Staking, mining, and airdrops

Rewards from staking, mining, and airdrops are generally taxed as ordinary income at the fair market value on the day you receive them. Later, when you sell those coins, you may have a capital gain or loss relative to that basis. The calculator lets you add an estimate of this year's additional crypto income to improve bracket and NIIT accuracy.

Real‑world examples

Example 1: Short‑term BTC trade

You buy 0.5 BTC at $42,000 with 0.25% fees and sell at $42,450 one month later with 0.25% fees. Your cost basis includes buy fees; net proceeds are after sell fees. The small gain is short‑term and taxed at your ordinary rate. If you're in the 24% bracket and in a 5% state, total tax could absorb a meaningful portion of the profit.

Example 2: Long‑term ETH hold

You buy 2 ETH at $1,500 and sell at $1,850 18 months later. Long‑term capital gains rates apply. If your income places you in the 15% federal bracket and your state taxes gains at ~5%, add NIIT only if your income exceeds the threshold. Your net after‑tax profit can be meaningfully higher than a short‑term flip at the same prices.

Best practices for accurate reporting

  • Track lots and fees: Keep exchange statements and wallet records. Fees change cost basis and proceeds.
  • Use specific ID when possible: If you can document lot selection, specific identification can optimize taxes vs. FIFO.
  • Record income events: Staking/mining/airdrops are ordinary income on receipt. Save timestamps and values.
  • Consider state rules: A few states have unique treatment or surtaxes. Check your state's guidance.
  • Mind the timing: Holding 12+ months can materially lower federal tax rates on gains.

Limitations & assumptions

This tool estimates a single‑lot trade and assumes straightforward U.S. tax treatment. It does not support multi‑lot matching (FIFO/LIFO/specific ID), wash sale equivalents, like‑kind exchanges, deferral strategies, or business entity nuances. State calculations are simplified flat‑rate estimates. For full‑year filing, use comprehensive crypto tax software and consult a licensed tax professional.

About the Author

Jurica Šinko

Finance Expert, CPA, MBA with 15+ years in corporate finance and investment management

Connect with Jurica

Frequently Asked Questions

How is crypto taxed in the U.S. (2025)?

Crypto is treated as property. Profits from selling or swapping are capital gains: short‑term if held < 12 months (ordinary income rates), long‑term if held ≥ 12 months (0%, 15% or 20% federal rates depending on income). Many states tax gains too.

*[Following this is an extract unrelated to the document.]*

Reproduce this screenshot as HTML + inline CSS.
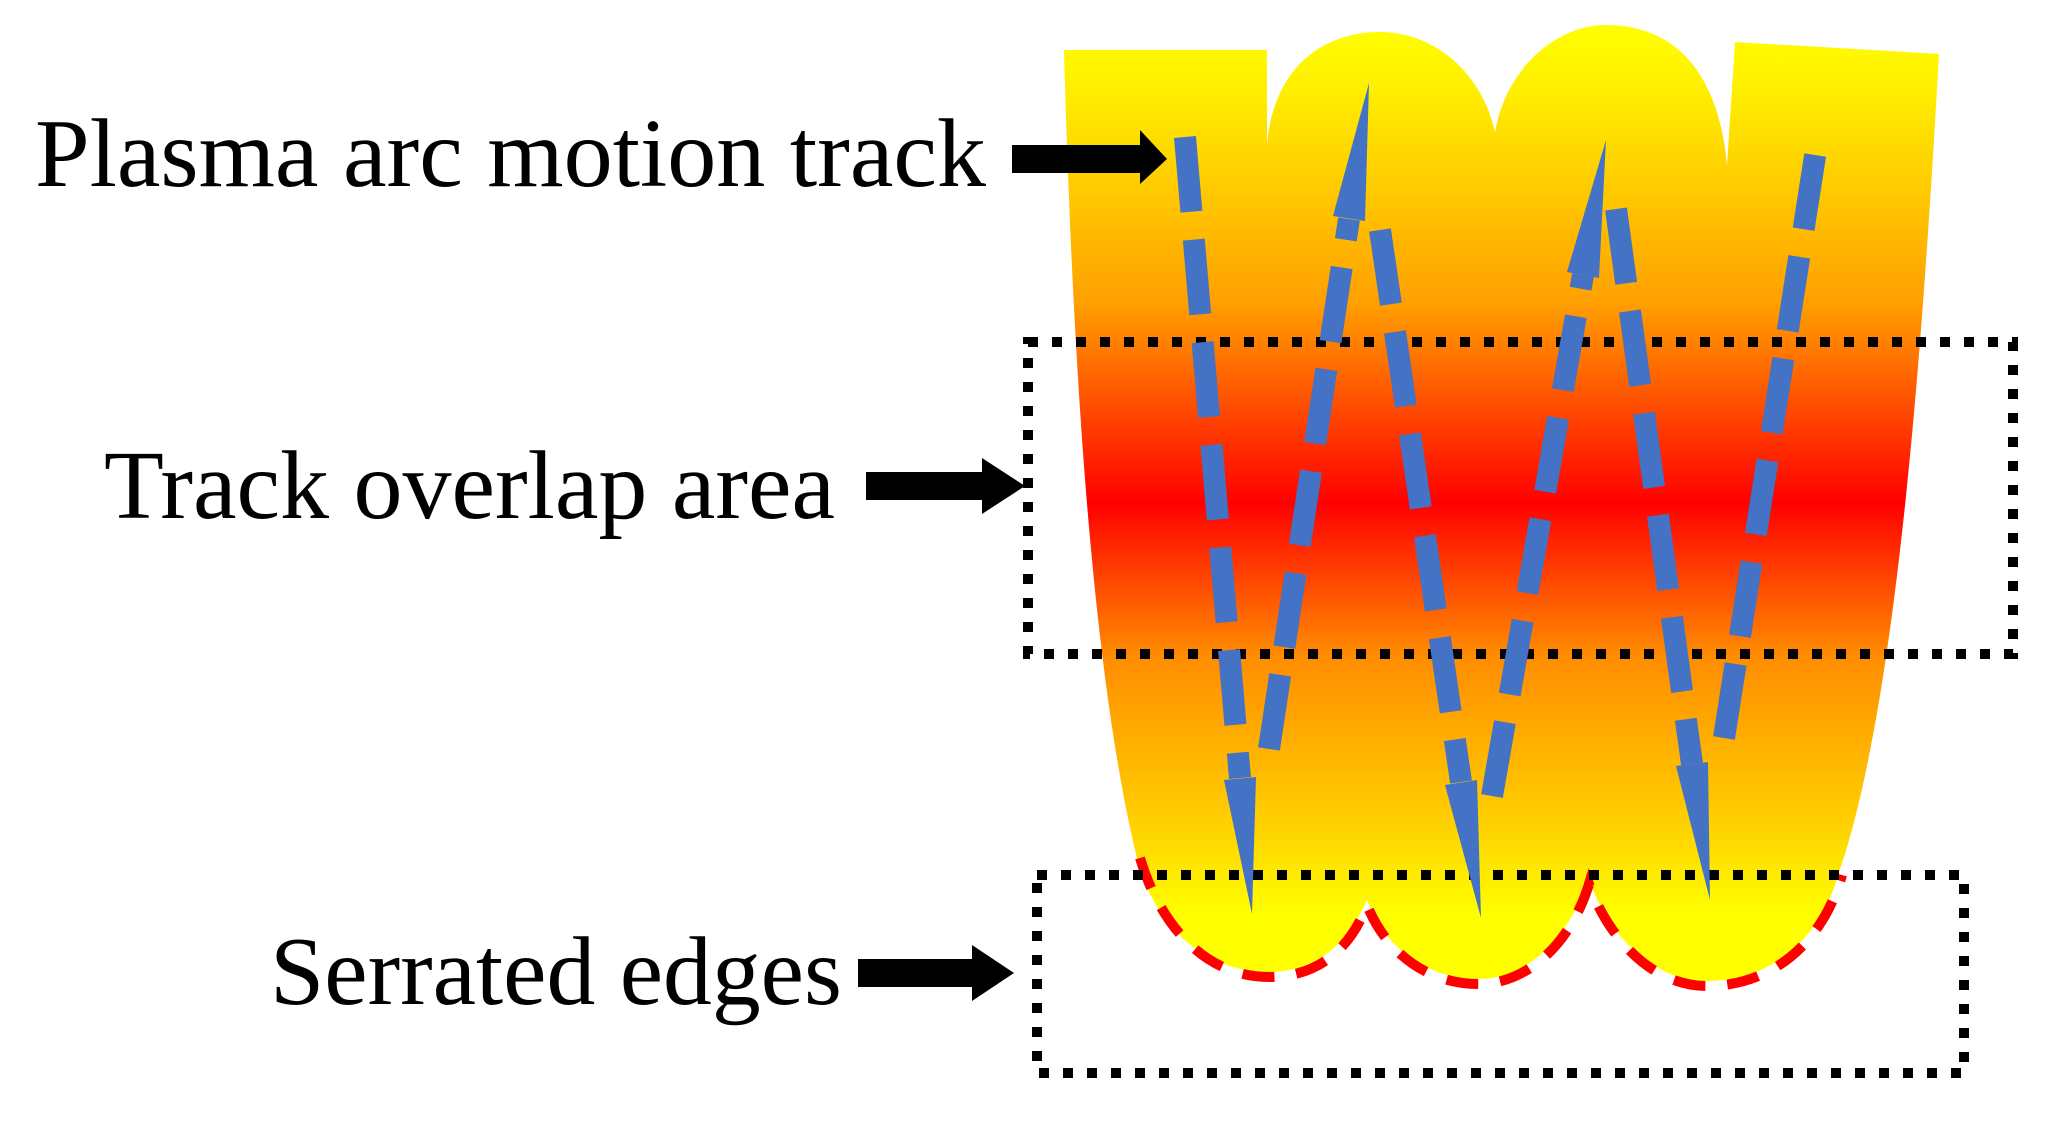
<!DOCTYPE html>
<html><head><meta charset="utf-8"><style>html,body{margin:0;padding:0;background:#fff}svg{display:block}</style></head>
<body>
<svg width="2056" height="1129" viewBox="0 0 2056 1129" xmlns="http://www.w3.org/2000/svg">
<defs>
<linearGradient id="g" gradientUnits="userSpaceOnUse" x1="0" y1="25" x2="0" y2="981">
<stop offset="0" stop-color="#ffff00"/>
<stop offset="0.07" stop-color="#ffee00"/>
<stop offset="0.29" stop-color="#ffa000"/>
<stop offset="0.5" stop-color="#ff0000"/>
<stop offset="0.66" stop-color="#ff8c00"/>
<stop offset="0.84" stop-color="#ffd200"/>
<stop offset="0.93" stop-color="#ffff00"/>
<stop offset="1" stop-color="#ffff00"/>
</linearGradient>
</defs>
<path d="M1064,50 L1267,50 L1267,144 C1275,60 1330,32 1380,32 C1440,32 1485,80 1495,133 C1505,70 1555,25 1606,25 C1680,25 1720,80 1727,166 L1735,42 L1939,54 C1925,300 1900,700 1838,875 C1820,940 1770,981 1707,981 C1650,981 1605,930 1589,878 C1570,935 1530,979 1478,979 C1430,979 1385,950 1367,900 C1345,950 1310,972 1269,972 C1200,972 1150,920 1135,850 C1100,700 1075,450 1064,50 Z" fill="url(#g)"/>
<path d="M1140,858 C1160,925 1205,977 1269,977 C1312,977 1348,955 1367,905 C1387,955 1430,984 1478,984 C1530,984 1572,940 1589,884 C1607,935 1650,986 1707,986 C1770,986 1822,945 1842,875" fill="none" stroke="#ff0000" stroke-width="10" stroke-dasharray="32 22"/>
<g fill="none" stroke="#000" stroke-width="10" stroke-dasharray="10 14">
<rect x="1028" y="342" width="985" height="312"/>
<rect x="1037" y="875" width="927" height="198"/>
</g>
<g stroke="#4472c4" stroke-width="22" stroke-dasharray="75 28" fill="none">
<line x1="1185" y1="137" x2="1240" y2="778"/>
<line x1="1269" y1="749" x2="1349" y2="219"/>
<line x1="1380" y1="230" x2="1461" y2="782"/>
<line x1="1492" y1="796" x2="1583" y2="275"/>
<line x1="1616" y1="209" x2="1692" y2="764"/>
<line x1="1724" y1="738" x2="1818" y2="137"/>
</g>
<g fill="#4472c4">
<polygon points="1256,777 1224,780 1252,914"/>
<polygon points="1365,221 1333,216 1369,83"/>
<polygon points="1477,780 1445,785 1481,918"/>
<polygon points="1599,278 1567,272 1606,140"/>
<polygon points="1708,762 1676,766 1710,900"/>
</g>
<g fill="#000">
<polygon points="1012,145 1140,145 1140,130 1167,159 1140,184 1140,173 1012,173"/>
<polygon points="866,472 982,472 982,458 1025,486 982,514 982,500 866,500"/>
<polygon points="858,959 972,959 972,945 1014,973 972,1001 972,987 858,987"/>
</g>
<g font-family="'Liberation Serif', serif" font-size="97" fill="#000">
<text x="35" y="186" textLength="951" lengthAdjust="spacingAndGlyphs">Plasma arc motion track</text>
<text x="104" y="518" textLength="731" lengthAdjust="spacingAndGlyphs">Track overlap area</text>
<text x="270" y="1004" textLength="572" lengthAdjust="spacingAndGlyphs">Serrated edges</text>
</g>
</svg>
</body></html>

Do wash sale rules apply to crypto?

As of 2025, the IRS has not applied the stock “wash sale” rule to crypto, so selling at a loss and rebuying does not trigger wash sale disallowance. Congress has discussed changes; always check for updates before filing.

How are staking, mining, and airdrops taxed?

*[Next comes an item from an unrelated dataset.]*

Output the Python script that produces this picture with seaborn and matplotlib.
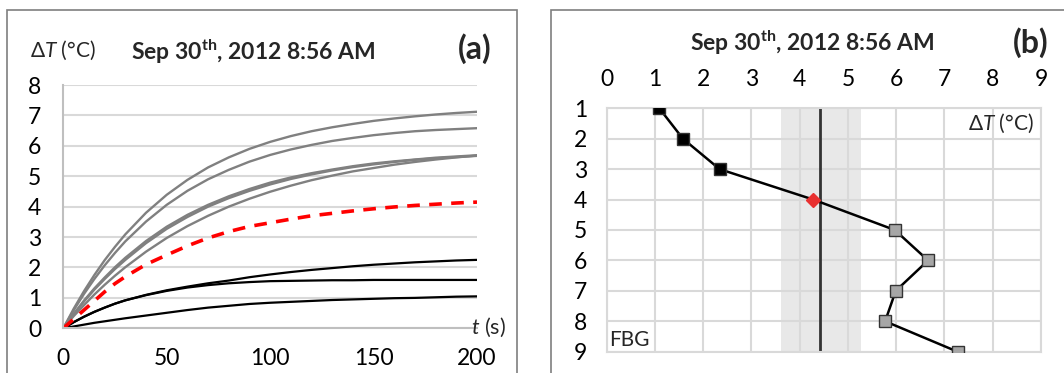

They are generally taxed as ordinary income at the fair market value when you receive them. Later, when you sell the coins, you may have a separate capital gain or loss relative to that basis.

Which cost basis method should I use (FIFO, LIFO, Specific ID)?

The IRS allows specific identification if you can document lot selection; otherwise FIFO typically applies. Our calculator supports a single‑lot trade estimate—use Specific ID in your tax software if you track multiple lots.

What forms do I file for crypto taxes?

Report disposals on Form 8949 and Schedule D. Ordinary income (like staking) is reported on Schedule 1 or Schedule C/SE if part of a business. Always consult a tax professional for your situation.